*What this task involves*
Strip the pictures and reproduce the rest of the listing exactly.
** start of Data section **
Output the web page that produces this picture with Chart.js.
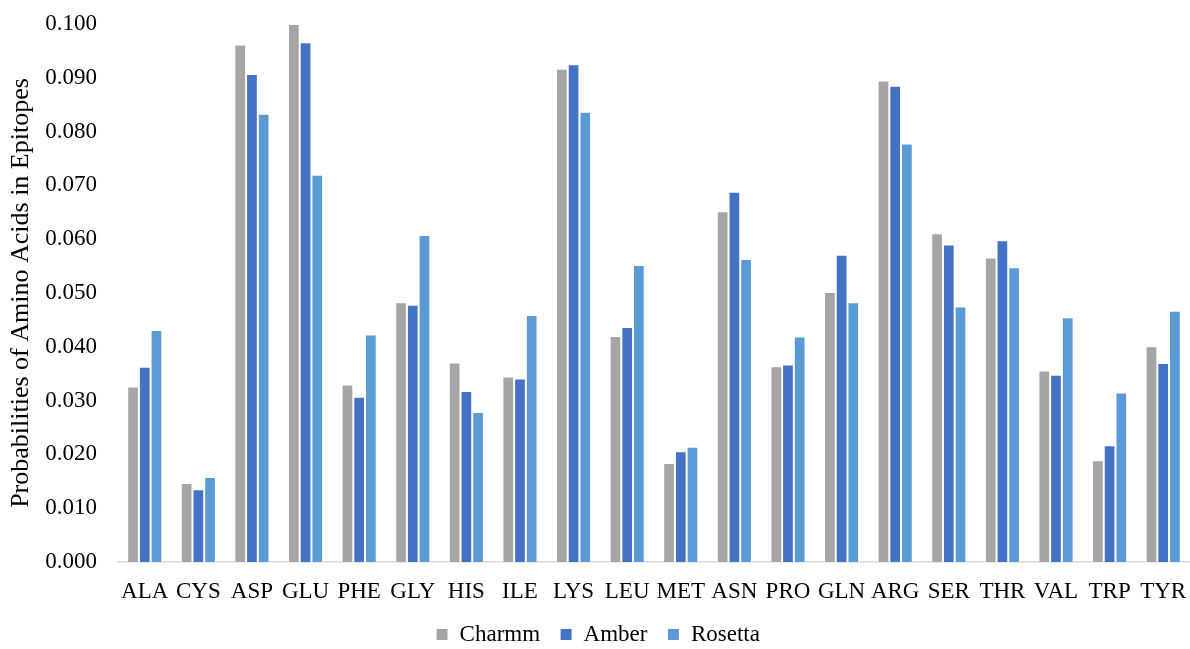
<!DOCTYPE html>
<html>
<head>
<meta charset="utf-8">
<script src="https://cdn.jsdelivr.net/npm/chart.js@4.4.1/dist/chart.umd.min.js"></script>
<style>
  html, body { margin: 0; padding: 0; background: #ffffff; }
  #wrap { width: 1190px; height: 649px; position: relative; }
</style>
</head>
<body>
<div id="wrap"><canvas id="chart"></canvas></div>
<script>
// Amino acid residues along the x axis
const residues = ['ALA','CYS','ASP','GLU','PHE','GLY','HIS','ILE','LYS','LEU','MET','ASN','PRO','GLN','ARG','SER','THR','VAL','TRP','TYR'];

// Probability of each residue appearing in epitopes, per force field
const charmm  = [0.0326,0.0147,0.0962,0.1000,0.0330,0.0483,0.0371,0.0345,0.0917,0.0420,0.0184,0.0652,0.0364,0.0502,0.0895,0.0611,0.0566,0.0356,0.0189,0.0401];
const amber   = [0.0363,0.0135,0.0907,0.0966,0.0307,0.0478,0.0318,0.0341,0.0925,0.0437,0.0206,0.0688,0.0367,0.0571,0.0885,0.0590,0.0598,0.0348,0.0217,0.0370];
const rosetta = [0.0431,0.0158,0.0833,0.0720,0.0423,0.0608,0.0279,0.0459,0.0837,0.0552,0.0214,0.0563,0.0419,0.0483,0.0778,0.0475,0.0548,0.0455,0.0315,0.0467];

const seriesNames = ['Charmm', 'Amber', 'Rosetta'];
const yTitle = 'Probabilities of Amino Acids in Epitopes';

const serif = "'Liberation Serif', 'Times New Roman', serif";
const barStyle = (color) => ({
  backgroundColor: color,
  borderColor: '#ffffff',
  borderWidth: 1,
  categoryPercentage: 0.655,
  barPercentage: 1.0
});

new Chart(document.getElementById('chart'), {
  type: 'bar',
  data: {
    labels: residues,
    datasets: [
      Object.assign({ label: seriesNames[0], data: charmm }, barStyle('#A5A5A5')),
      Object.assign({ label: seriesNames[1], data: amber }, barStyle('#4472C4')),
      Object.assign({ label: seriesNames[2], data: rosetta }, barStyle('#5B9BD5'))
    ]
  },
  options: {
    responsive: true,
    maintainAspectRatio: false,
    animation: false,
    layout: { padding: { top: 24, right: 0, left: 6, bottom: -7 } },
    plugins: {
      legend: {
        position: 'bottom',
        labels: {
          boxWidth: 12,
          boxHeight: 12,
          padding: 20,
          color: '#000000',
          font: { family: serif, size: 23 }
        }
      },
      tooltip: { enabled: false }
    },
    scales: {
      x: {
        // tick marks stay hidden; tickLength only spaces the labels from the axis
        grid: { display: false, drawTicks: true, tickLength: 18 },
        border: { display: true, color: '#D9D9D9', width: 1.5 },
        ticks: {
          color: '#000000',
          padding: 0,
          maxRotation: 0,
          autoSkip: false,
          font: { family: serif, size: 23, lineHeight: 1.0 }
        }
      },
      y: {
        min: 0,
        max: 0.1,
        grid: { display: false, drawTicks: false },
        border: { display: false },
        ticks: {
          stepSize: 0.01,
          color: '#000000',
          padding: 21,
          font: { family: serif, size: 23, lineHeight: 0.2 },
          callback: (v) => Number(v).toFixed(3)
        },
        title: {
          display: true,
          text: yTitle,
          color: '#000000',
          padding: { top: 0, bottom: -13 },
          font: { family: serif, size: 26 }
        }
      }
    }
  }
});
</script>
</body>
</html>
** end of Data section **
*Full output*
Output the web page that produces this picture with Chart.js.
<!DOCTYPE html>
<html>
<head>
<meta charset="utf-8">
<script src="https://cdn.jsdelivr.net/npm/chart.js@4.4.1/dist/chart.umd.min.js"></script>
<style>
  html, body { margin: 0; padding: 0; background: #ffffff; }
  #wrap { width: 1190px; height: 649px; position: relative; }
</style>
</head>
<body>
<div id="wrap"><canvas id="chart"></canvas></div>
<script>
// Amino acid residues along the x axis
const residues = ['ALA','CYS','ASP','GLU','PHE','GLY','HIS','ILE','LYS','LEU','MET','ASN','PRO','GLN','ARG','SER','THR','VAL','TRP','TYR'];

// Probability of each residue appearing in epitopes, per force field
const charmm  = [0.0326,0.0147,0.0962,0.1000,0.0330,0.0483,0.0371,0.0345,0.0917,0.0420,0.0184,0.0652,0.0364,0.0502,0.0895,0.0611,0.0566,0.0356,0.0189,0.0401];
const amber   = [0.0363,0.0135,0.0907,0.0966,0.0307,0.0478,0.0318,0.0341,0.0925,0.0437,0.0206,0.0688,0.0367,0.0571,0.0885,0.0590,0.0598,0.0348,0.0217,0.0370];
const rosetta = [0.0431,0.0158,0.0833,0.0720,0.0423,0.0608,0.0279,0.0459,0.0837,0.0552,0.0214,0.0563,0.0419,0.0483,0.0778,0.0475,0.0548,0.0455,0.0315,0.0467];

const seriesNames = ['Charmm', 'Amber', 'Rosetta'];
const yTitle = 'Probabilities of Amino Acids in Epitopes';

const serif = "'Liberation Serif', 'Times New Roman', serif";
const barStyle = (color) => ({
  backgroundColor: color,
  borderColor: '#ffffff',
  borderWidth: 1,
  categoryPercentage: 0.655,
  barPercentage: 1.0
});

new Chart(document.getElementById('chart'), {
  type: 'bar',
  data: {
    labels: residues,
    datasets: [
      Object.assign({ label: seriesNames[0], data: charmm }, barStyle('#A5A5A5')),
      Object.assign({ label: seriesNames[1], data: amber }, barStyle('#4472C4')),
      Object.assign({ label: seriesNames[2], data: rosetta }, barStyle('#5B9BD5'))
    ]
  },
  options: {
    responsive: true,
    maintainAspectRatio: false,
    animation: false,
    layout: { padding: { top: 24, right: 0, left: 6, bottom: -7 } },
    plugins: {
      legend: {
        position: 'bottom',
        labels: {
          boxWidth: 12,
          boxHeight: 12,
          padding: 20,
          color: '#000000',
          font: { family: serif, size: 23 }
        }
      },
      tooltip: { enabled: false }
    },
    scales: {
      x: {
        // tick marks stay hidden; tickLength only spaces the labels from the axis
        grid: { display: false, drawTicks: true, tickLength: 18 },
        border: { display: true, color: '#D9D9D9', width: 1.5 },
        ticks: {
          color: '#000000',
          padding: 0,
          maxRotation: 0,
          autoSkip: false,
          font: { family: serif, size: 23, lineHeight: 1.0 }
        }
      },
      y: {
        min: 0,
        max: 0.1,
        grid: { display: false, drawTicks: false },
        border: { display: false },
        ticks: {
          stepSize: 0.01,
          color: '#000000',
          padding: 21,
          font: { family: serif, size: 23, lineHeight: 0.2 },
          callback: (v) => Number(v).toFixed(3)
        },
        title: {
          display: true,
          text: yTitle,
          color: '#000000',
          padding: { top: 0, bottom: -13 },
          font: { family: serif, size: 26 }
        }
      }
    }
  }
});
</script>
</body>
</html>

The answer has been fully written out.